Relato de un secuestrado que estuvo seis años cautivo en un campamento de la guerrilla, que fue considerado héroe de la patria y hecho famoso por la prensa, y luego empleado por el Gobierno y acosado por los medios de comunicación. Así podría titularse, con las mismas palabras usadas por García Márquez en el Relato de un náufrago, la extraordinaria historia de Fernando Araújo, sin lugar a dudas, uno de los personajes del año que termina. Fernando Araújo escapó de un campamento guerrillero en las postrimerías del año pasado. Deambuló cinco días por parajes desolados hasta llegar a una guarnición militar. Y recuperó su libertad en medio de la alegría y la incredulidad general.
El escritor italiano Primo Levi (autor de uno de los más lúcidos recuentos de los campos de concentración alemanes) decía que, en circunstancias de cautiverio y privación, existen sólo dos tipos de seres humanos: los salvados y los hundidos. Los primeros son los capaces de “sacar de la conciencia de sí mismos la fuerza necesaria para aferrase a la vida”, de “dar la batalla todos los días al hambre y a la consiguiente inercia… de aguzar el ingenio, ejercitar la paciencia y fortalecer la voluntad”.
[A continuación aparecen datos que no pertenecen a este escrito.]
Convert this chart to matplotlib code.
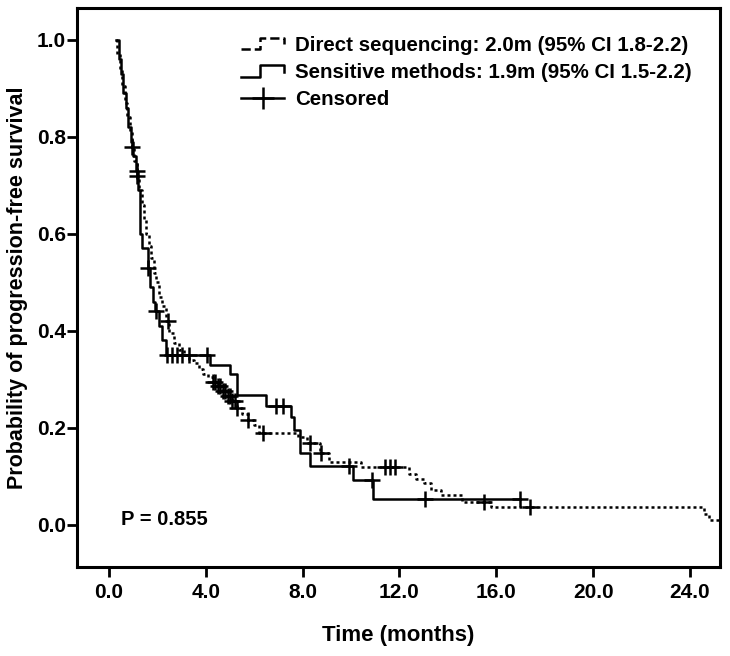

Fernando Araújo es precisamente eso, un “salvado” en la descripción precisa de Primo Levi. “En lugar de hundirme —le dijo en enero a la periodista Pilar Lozano— daba gracias a Dios por lo bueno de mi vida: los hijos, los padres, los hermanos, los éxitos personales…”. “A veces pensaba: se me acabó la paciencia… Pero miraba a mi alrededor y me decía: ¿qué alternativa tengo? Sólo tener más paciencia”. “Vuelvo y siembro otra semilla de esperanza. Así sea de fantasía, así sepa que no es real”. Sus palabras, repetidas en cientos de entrevistas, son un testimonio vivo de la reciedumbre del espíritu humano.
Las aventuras de Fernando Araújo no terminaron con su fuga. En febrero, en medio de la sorpresa y la polémica general, el presidente Uribe lo nombró Canciller con la idea de que se convirtiera en “un símbolo de la tragedia nacional… un símbolo de que Colombia necesita superar esta tragedia”. En un principio, la simbología ocupó la agenda del nuevo ministro. Los relatos de sus seis años de cautiverio le mostraron al mundo, en la figura de un diplomático valeroso, la barbarie de las Farc. Pero los oficios de la simbología le dieron paso, como tenía que ser, a los líos de la Cancillería.
A las pocas semanas de su nombramiento, el canciller Araujo creó una pequeña conmoción diplomática cuando dijo, durante un foro celebrado en la ciudad de Washington, que las Farc admiraban al presidente Chávez. En retrospectiva, esta frase parece tan obvia, tan inocentemente cierta, que sus disculpas al respecto lucen innecesarias (casi cómicas): “Me refería —escribió Araújo en tono arrepentido— a una admiración como la “que otros pueden sentir por (los cantantes) Shakira o Juanes”. Recientemente, el Canciller se vio envuelto en otro escándalo por la presencia de su hijo en la Embajada en Washington en circunstancias confusas. Pero este incidente no pasará a mayores. Al fin de cuentas, el nepotismo diplomático es una constante nacional.
Actualmente Fernando Araújo enfrenta dos problemas mayores: uno con Venezuela y otro con el Congreso de los Estados Unidos. El Canciller venezolano no le pasa al teléfono. Y probablemente Nancy Pelosi tampoco. Varios analistas han señalado la inoperancia de la Cancillería en ambos casos, y tienen algo de razón. Pero la verdad del asunto es que la delicadeza diplomática, las buenas formas y las discretas razones, poco pueden hacer para solucionar dos problemas que son en esencia geopolíticos. Los demócratas están haciendo política con Colombia. Y Chávez también. Y el canciller Araújo se ha convertido en un testigo impávido. Ya relató su historia. Y le toca, por ahora, hacer de espectador.
Pero los problemas diplomáticos son simples notas de pie de página en esta historia. En medio de la crueldad de las Farc, de la tragedia de los secuestrados, Fernando Araújo es un ejemplo de resistencia y de valor. De él se puede decir, parafraseando a William Faulkner, que no sólo sobrevivió, sino que también prevaleció. En cuerpo y espíritu. Y contra todas las circunstancias.